Whether male or female, caregiving is not necessarily a choice. However, men often view it as a situation that has been thrust upon them that they want to solve. They “don’t self-identify as caregivers; they just see themselves as the good husband, son, or grandson” (Seegert, L. (2019). The special challenges men face as caregivers, Association of Health Care Journalists). But, as Jean Accius reflects, “Then they realize it’s harder than they thought, they can’t fix it, and they think they’ve failed. But that’s not the case” (Accius, 2017). As one male caregiver states, “It wasn’t something I necessarily wanted to do…I just had to put my feelings in a corner and go for it.”
The good news is that men can take steps to find relief from the challenges of caregiving within “nonthreatening environments that allow for honesty without the pressure of rejection, ridicule, or criticism (Singleton, D. (2015) The Male Caregiver, caring.com).
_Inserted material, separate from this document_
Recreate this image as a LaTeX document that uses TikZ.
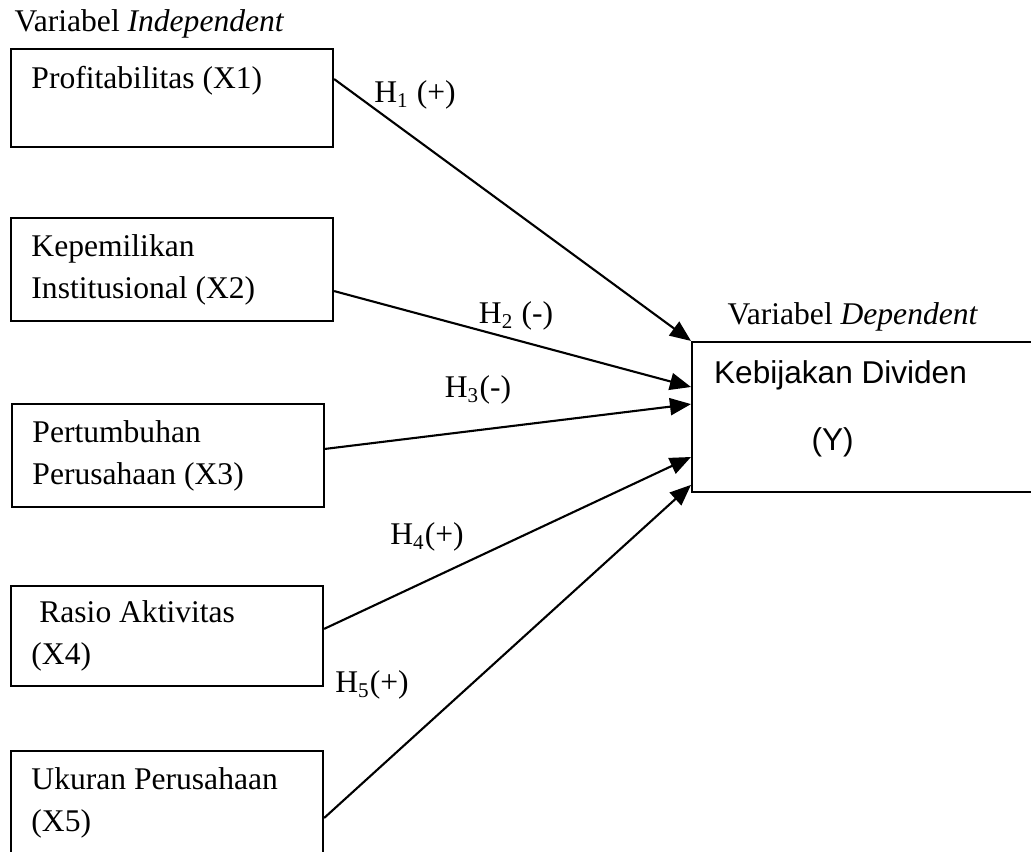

If you are a male caregiver navigating this role, you may want to:
· Get as much information as possible, and take advantage of services in your area.
· Look into professional and/or online resources, including the Well Spouse Foundation, your state’s National Caregiver Support Program, online or all-male support groups, or caregiver coaching services like BRI Care Consultation™. Keep in mind that it is all right to ask for assistance from family and friends. You are not alone on this path, so allow yourself to seek out their help.
· Accept mixed feelings about the experience: it is a difficult process that can stir up conflicting emotions.
· Honor your strengths and play to them.
· Give yourself the time you need to take care of you.